Hope is the kindest nurse

The majority deem it safer to invest in crowds rather than swimming in a minority in the stormy waters of such speculative markets. Under the surface of all the false economics is the ugly truth that the majority of developed nations are in a quagmire of debt and credit, all magnified by derivatives and fractional reserve banking.

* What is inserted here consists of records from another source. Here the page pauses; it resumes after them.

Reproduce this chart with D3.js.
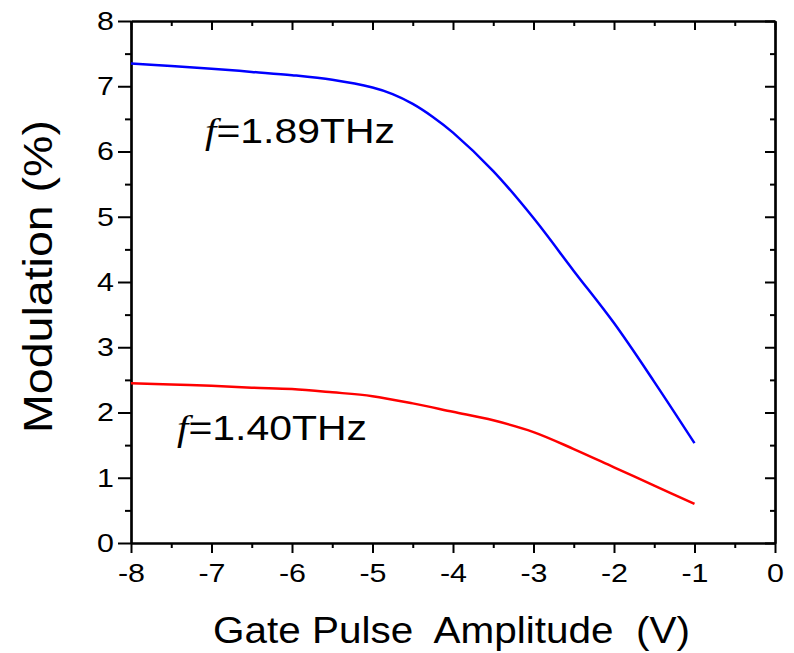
<!DOCTYPE html>
<html>
<head>
<meta charset="utf-8">
<script src="https://cdn.jsdelivr.net/npm/d3@7"></script>
<style>
  body { margin: 0; background: #fff; }
  svg { font-family: Arial, "Liberation Sans", sans-serif; }
</style>
</head>
<body>
<div id="chart"></div>
<script>
// gate pulse amplitude (V) vs modulation (%)
const voltsBlue = [-8, -7.5, -7, -6.5, -6, -5.5, -5, -4.75, -4.5, -4.25, -4, -3.5, -3, -2.5, -2, -1.5, -1];
const modBlue = [7.35, 7.31, 7.27, 7.22, 7.17, 7.10, 6.98, 6.88, 6.73, 6.53, 6.29, 5.70, 4.98, 4.17, 3.37, 2.47, 1.53];
const voltsRed = [-8, -7.5, -7, -6.5, -6, -5.5, -5, -4.5, -4, -3.5, -3, -2.5, -2, -1.5, -1];
const modRed = [2.45, 2.43, 2.41, 2.38, 2.36, 2.31, 2.25, 2.14, 2.01, 1.88, 1.70, 1.44, 1.16, 0.88, 0.60];
const xTicks = [-8, -7, -6, -5, -4, -3, -2, -1, 0];
const yTicks = [0, 1, 2, 3, 4, 5, 6, 7, 8];
const labels = ['=1.89THz', '=1.40THz'];

const width = 794, height = 653;
const margin = { top: 21, right: 19, bottom: 110, left: 131 };
const stretch = 1.17; // the source font is drawn wider than Arial

const svg = d3.select('#chart').append('svg')
  .attr('width', width)
  .attr('height', height);

const x = d3.scaleLinear().domain([-8, 0]).range([margin.left, width - margin.right]);
const y = d3.scaleLinear().domain([0, 8]).range([height - margin.bottom, margin.top]);

const minorX = d3.range(-7.5, 0, 1);
const minorY = d3.range(0.5, 8, 1);

function widen(sel, k) {
  sel.each(function () {
    const len = this.getComputedTextLength();
    d3.select(this)
      .attr('textLength', len * k)
      .attr('lengthAdjust', 'spacingAndGlyphs');
  });
}

function styleAxis(g) {
  g.select('.domain').attr('stroke', '#000').attr('stroke-width', 2.2);
  g.selectAll('.tick line').attr('stroke', '#000').attr('stroke-width', 2);
  g.selectAll('text').attr('font-size', 26).attr('fill', '#000')
    .attr('font-family', 'Arial, "Liberation Sans", sans-serif');
}

const fmt = d => String(d);

// bottom
svg.append('g')
  .attr('transform', `translate(0,${y(0)})`)
  .call(d3.axisBottom(x).tickValues(xTicks).tickSize(10).tickPadding(11).tickSizeOuter(0).tickFormat(fmt))
  .call(styleAxis)
  .call(g => widen(g.selectAll('text'), stretch));
svg.append('g')
  .attr('transform', `translate(0,${y(0)})`)
  .call(d3.axisBottom(x).tickValues(minorX).tickSize(5).tickFormat('').tickSizeOuter(0))
  .call(styleAxis);

// left
svg.append('g')
  .attr('transform', `translate(${x(-8)},0)`)
  .call(d3.axisLeft(y).tickValues(yTicks).tickSize(13).tickPadding(4).tickSizeOuter(0).tickFormat(fmt))
  .call(styleAxis)
  .call(g => widen(g.selectAll('text'), stretch));
svg.append('g')
  .attr('transform', `translate(${x(-8)},0)`)
  .call(d3.axisLeft(y).tickValues(minorY).tickSize(6).tickFormat('').tickSizeOuter(0))
  .call(styleAxis);

// top (ticks inward)
svg.append('g')
  .attr('transform', `translate(0,${y(8)})`)
  .call(d3.axisTop(x).tickValues(xTicks).tickSize(-9).tickFormat('').tickSizeOuter(0))
  .call(styleAxis);
svg.append('g')
  .attr('transform', `translate(0,${y(8)})`)
  .call(d3.axisTop(x).tickValues(minorX).tickSize(-5).tickFormat('').tickSizeOuter(0))
  .call(styleAxis);

// right (ticks inward)
svg.append('g')
  .attr('transform', `translate(${x(0)},0)`)
  .call(d3.axisRight(y).tickValues(yTicks).tickSize(-10).tickFormat('').tickSizeOuter(0))
  .call(styleAxis);
svg.append('g')
  .attr('transform', `translate(${x(0)},0)`)
  .call(d3.axisRight(y).tickValues(minorY).tickSize(-5).tickFormat('').tickSizeOuter(0))
  .call(styleAxis);

const line = d3.line().x(d => x(d[0])).y(d => y(d[1])).curve(d3.curveCatmullRom.alpha(0.5));

svg.append('path')
  .datum(d3.zip(voltsBlue, modBlue))
  .attr('fill', 'none')
  .attr('stroke', '#0000ff')
  .attr('stroke-width', 2.5)
  .attr('d', line);

svg.append('path')
  .datum(d3.zip(voltsRed, modRed))
  .attr('fill', 'none')
  .attr('stroke', '#ff0000')
  .attr('stroke-width', 2.5)
  .attr('d', line);

// curve labels
function curveLabel(px, py, rest) {
  const t = svg.append('text')
    .attr('transform', `translate(${px},${py}) scale(${stretch},1)`)
    .attr('font-size', 35).attr('fill', '#000');
  t.append('tspan')
    .attr('font-family', '"Liberation Serif", "Times New Roman", serif')
    .attr('font-style', 'italic')
    .text('f');
  t.append('tspan').text(rest);
}
curveLabel(205, 143, labels[0]);
curveLabel(177, 440, labels[1]);

// axis titles
svg.append('text')
  .attr('x', 213).attr('y', 643)
  .attr('font-size', 36)
  .attr('fill', '#000')
  .attr('textLength', 477)
  .attr('lengthAdjust', 'spacingAndGlyphs')
  .style('white-space', 'pre')
  .text('Gate Pulse  Amplitude  (V)');

svg.append('text')
  .attr('transform', 'translate(52,433) rotate(-90)')
  .attr('font-size', 40)
  .attr('fill', '#000')
  .attr('textLength', 313)
  .attr('lengthAdjust', 'spacingAndGlyphs')
  .style('white-space', 'pre')
  .text('Modulation (%)');
</script>
</body>
</html>
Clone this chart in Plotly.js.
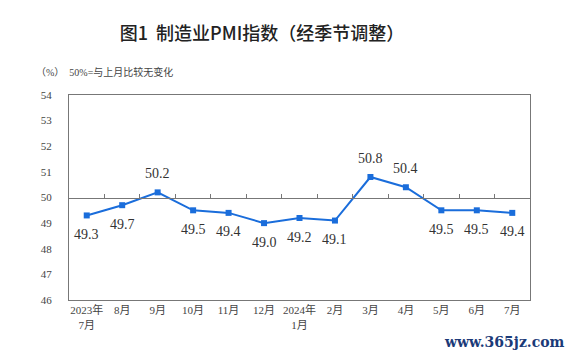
<!DOCTYPE html>
<html><head><meta charset="utf-8">
<script src="https://cdn.plot.ly/plotly-3.0.1.min.js"></script>
<style>html,body{margin:0;padding:0;background:#fff}#c{width:572px;height:357px}</style>
</head><body><div id="c"></div>
<script>
const categories = ["2023年<br>7月","8月","9月","10月","11月","12月","2024年<br>1月","2月","3月","4月","5月","6月","7月"];
const pmiValues = [49.3,49.7,50.2,49.5,49.4,49.0,49.2,49.1,50.8,50.4,49.5,49.5,49.4];
const valueLabels = ["49.3","49.7","50.2","49.5","49.4","49.0","49.2","49.1","50.8","50.4","49.5","49.5","49.4"];
const labelAbove = [false,false,true,false,false,false,false,false,true,true,false,false,false];
const yTicks = [46,47,48,49,50,51,52,53,54];

const idx = categories.map((_, i) => i);
const serif = "Liberation Serif, Times New Roman, serif";
const cjk = "Liberation Serif, Noto Sans CJK SC, serif";

const traces = [
  {
    x: idx, y: pmiValues, type: "scatter", mode: "lines+markers",
    line: {color: "#1a6ddb", width: 2},
    marker: {symbol: "square", size: 6, color: "#1a6ddb"},
    hoverinfo: "skip"
  },
  { x: [0.5], y: [50], xaxis: "x2", type: "scatter", mode: "markers", marker: {opacity: 0}, hoverinfo: "skip", showlegend: false }
];

const labelAnnotations = idx.map(i => ({
  x: i, y: pmiValues[i], xref: "x", yref: "y", text: valueLabels[i], showarrow: false,
  yshift: labelAbove[i] ? 19 : -19, xanchor: "center", yanchor: "middle",
  font: {family: serif, size: 14, color: "#333"}
}));

const layout = {
  width: 572, height: 357,
  margin: {l: 69, r: 42, t: 95, b: 57},
  paper_bgcolor: "#fff", plot_bgcolor: "#fff",
  showlegend: false,
  title: {text: "图1  制造业PMI指数（经季节调整）", x: 0.458, xanchor: "center", y: 0.905, yanchor: "middle",
          font: {family: "Noto Sans CJK SC, serif", size: 18, color: "#222", weight: 500}},
  xaxis: {
    range: [-0.5, 12.5], tickvals: idx, ticktext: categories,
    showline: true, linecolor: "#777", linewidth: 1, mirror: true,
    showgrid: false, zeroline: false, ticks: "",
    tickfont: {family: cjk, size: 11, color: "#444"}
  },
  xaxis2: {
    overlaying: "x", anchor: "free", position: 0.5, side: "top",
    range: [-0.5, 12.5], tickvals: [0.5,1.5,2.5,3.5,4.5,5.5,6.5,7.5,8.5,9.5,10.5,11.5],
    showticklabels: false, ticks: "outside", ticklen: 4, tickcolor: "#777",
    showline: true, linecolor: "#777", linewidth: 1, showgrid: false, zeroline: false
  },
  yaxis: {
    range: [46, 54], tickvals: yTicks, ticktext: yTicks.map(String),
    showline: true, linecolor: "#777", linewidth: 1, mirror: true,
    showgrid: false, zeroline: false, ticks: "", ticklabelstandoff: 14,
    tickfont: {family: serif, size: 11, color: "#444"}
  },
  annotations: labelAnnotations.concat([
    {text: "（%）  50%=与上月比较无变化", xref: "paper", yref: "paper", x: -0.075, y: 1.11, xanchor: "left", yanchor: "middle",
     showarrow: false, font: {family: cjk, size: 10, color: "#444"}},
    {text: "<b>www.365jz.com</b>", xref: "paper", yref: "paper", x: 1.08, y: -0.205, xanchor: "right", yanchor: "middle",
     showarrow: false, font: {family: "DejaVu Serif, serif", size: 14, color: "#1b3a78"}}
  ])
};

Plotly.newPlot("c", traces, layout, {displayModeBar: false, staticPlot: true});
</script></body></html>
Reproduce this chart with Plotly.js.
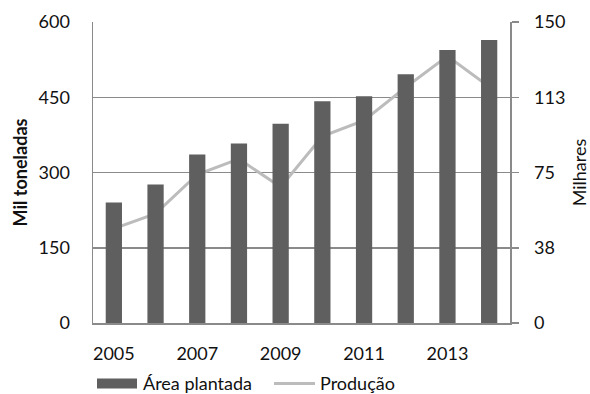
<!DOCTYPE html>
<html>
<head>
<meta charset="utf-8">
<script src="https://cdn.plot.ly/plotly-3.0.1.min.js"></script>
<style>html,body{margin:0;padding:0;background:#fff;}#chart{width:590px;height:394px;}</style>
</head>
<body>
<div id="chart"></div>
<script>
const years = [2005, 2006, 2007, 2008, 2009, 2010, 2011, 2012, 2013, 2014];
const areaPlantada = [60, 69, 84, 89.4, 99.3, 110.5, 113, 124, 136, 141];   // Milhares (right axis)
const producao = [188, 218, 296, 327, 271, 372, 404, 470, 532, 471];       // Mil toneladas (left axis)
const xTickVals = [2005, 2007, 2009, 2011, 2013];
const leftTicks = [0, 150, 300, 450, 600];
const rightTickVals = [0, 37.5, 75, 112.5, 150];
const rightTickText = ['0', '38', '75', '113', '150'];

const FONT = 'Lato, "Open Sans", sans-serif';
const GRID = '#8a8a8a';

const traces = [
  {
    type: 'bar', name: 'Área plantada', x: years, y: areaPlantada, yaxis: 'y2',
    width: 0.39, marker: {color: '#5f5f5f'}, showlegend: false, hoverinfo: 'x+y'
  },
  {
    type: 'scatter', mode: 'lines', name: 'Produção', x: years, y: producao, yaxis: 'y',
    line: {color: '#bcbcbc', width: 3}, showlegend: false
  }
];

const layout = {
  width: 590, height: 394,
  margin: {l: 93, r: 80, t: 22, b: 70.5},
  paper_bgcolor: '#fff', plot_bgcolor: '#fff',
  font: {family: FONT, size: 18, color: '#111'},
  showlegend: false,
  xaxis: {
    range: [2004.5, 2014.5], tickvals: xTickVals, ticktext: xTickVals.map(String),
    showgrid: false, zeroline: false, showline: true, linecolor: GRID, linewidth: 1.5,
    ticks: '', ticklabelstandoff: 14, fixedrange: true
  },
  yaxis: {
    range: [0, 600], tickvals: leftTicks, showgrid: true, gridcolor: GRID, gridwidth: 1.5,
    zeroline: false, showline: true, linecolor: GRID, linewidth: 1.5, ticks: '',
    ticklabelstandoff: 18,
    title: {text: '<b>Mil toneladas</b>', font: {size: 18, family: FONT}, standoff: 6}
  },
  yaxis2: {
    range: [0, 150], overlaying: 'y', side: 'right', tickvals: rightTickVals, ticktext: rightTickText,
    showgrid: false, zeroline: false, showline: true, linecolor: GRID, linewidth: 1.5,
    ticks: 'outside', ticklen: 7, tickcolor: GRID, tickwidth: 1.5, ticklabelstandoff: 12,
    title: {text: 'Milhares', font: {size: 18, family: FONT}, standoff: 16}
  },
  shapes: [
    {type: 'rect', xref: 'paper', yref: 'paper', x0: (97 - 93) / 417, x1: (137 - 93) / 417,
     y0: (323.5 - 389) / 301.5, y1: (323.5 - 379) / 301.5, fillcolor: '#5f5f5f', line: {width: 0}},
    {type: 'line', xref: 'paper', yref: 'paper', x0: (274 - 93) / 417, x1: (315 - 93) / 417,
     y0: (323.5 - 384) / 301.5, y1: (323.5 - 384) / 301.5, line: {color: '#bcbcbc', width: 3}}
  ],
  annotations: [
    {text: 'Área plantada', xref: 'paper', yref: 'paper', x: (141 - 93) / 417, y: (323.5 - 384) / 301.5,
     xanchor: 'left', yanchor: 'middle', showarrow: false, font: {size: 18, family: FONT, color: '#111'}},
    {text: 'Produção', xref: 'paper', yref: 'paper', x: (318 - 93) / 417, y: (323.5 - 384) / 301.5,
     xanchor: 'left', yanchor: 'middle', showarrow: false, font: {size: 18, family: FONT, color: '#111'}}
  ]
};

Plotly.newPlot('chart', traces, layout, {displayModeBar: false, staticPlot: true});
</script>
</body>
</html>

The possible scenarios are:
  • there is a significant market crash that completely transforms the structure of how the world's monetary system operates - which would presumably include a significant decline in the USD, lower stock prices in all sectors (especially financial), massive commodity price tilts, huge increase in base metals such as Gold and Silver, alongside stratospherically higher short-term interest rates in most nations but to varying degrees.
  • alternatively, the monstrous tangle of debt/credit lingers on for years, the can being kicked down the road by everyone who doesn't want to pick it up. This scenario will require the Fed/PBoC/ECB/BoE to keep flooding the markets with more capital to sustain zero-rates and prevent mass bankruptcies. Central bankers will also need to invent more imaginative names for the same disastrous monetary policy of 'print more, buy more, hoard more'

    An economic system built on financial debt servitude and devoid of all fundamental value will eventually fail and fall apart - despite the perception that it won't. Empires rise and fall and the "best laid plans of mice and men often go awry". The next 12-18 months will be an incredibly testing, yet very opportunistic time in the financial markets considering all the events that are due to transpire. Asset price moves in 2014-2015 could potentially be as infamous as those of 2008.

    The shocking thing, is that scholarly economists such as Janet Yellen, Ben Bernanke, Mario Draghi et al. should be working to stop and reverse the trajectory of monetary policy in the G20, but instead, they are collectively colluding and accelerating it - and dragging billions of people into the jaws of an economic catastrophe.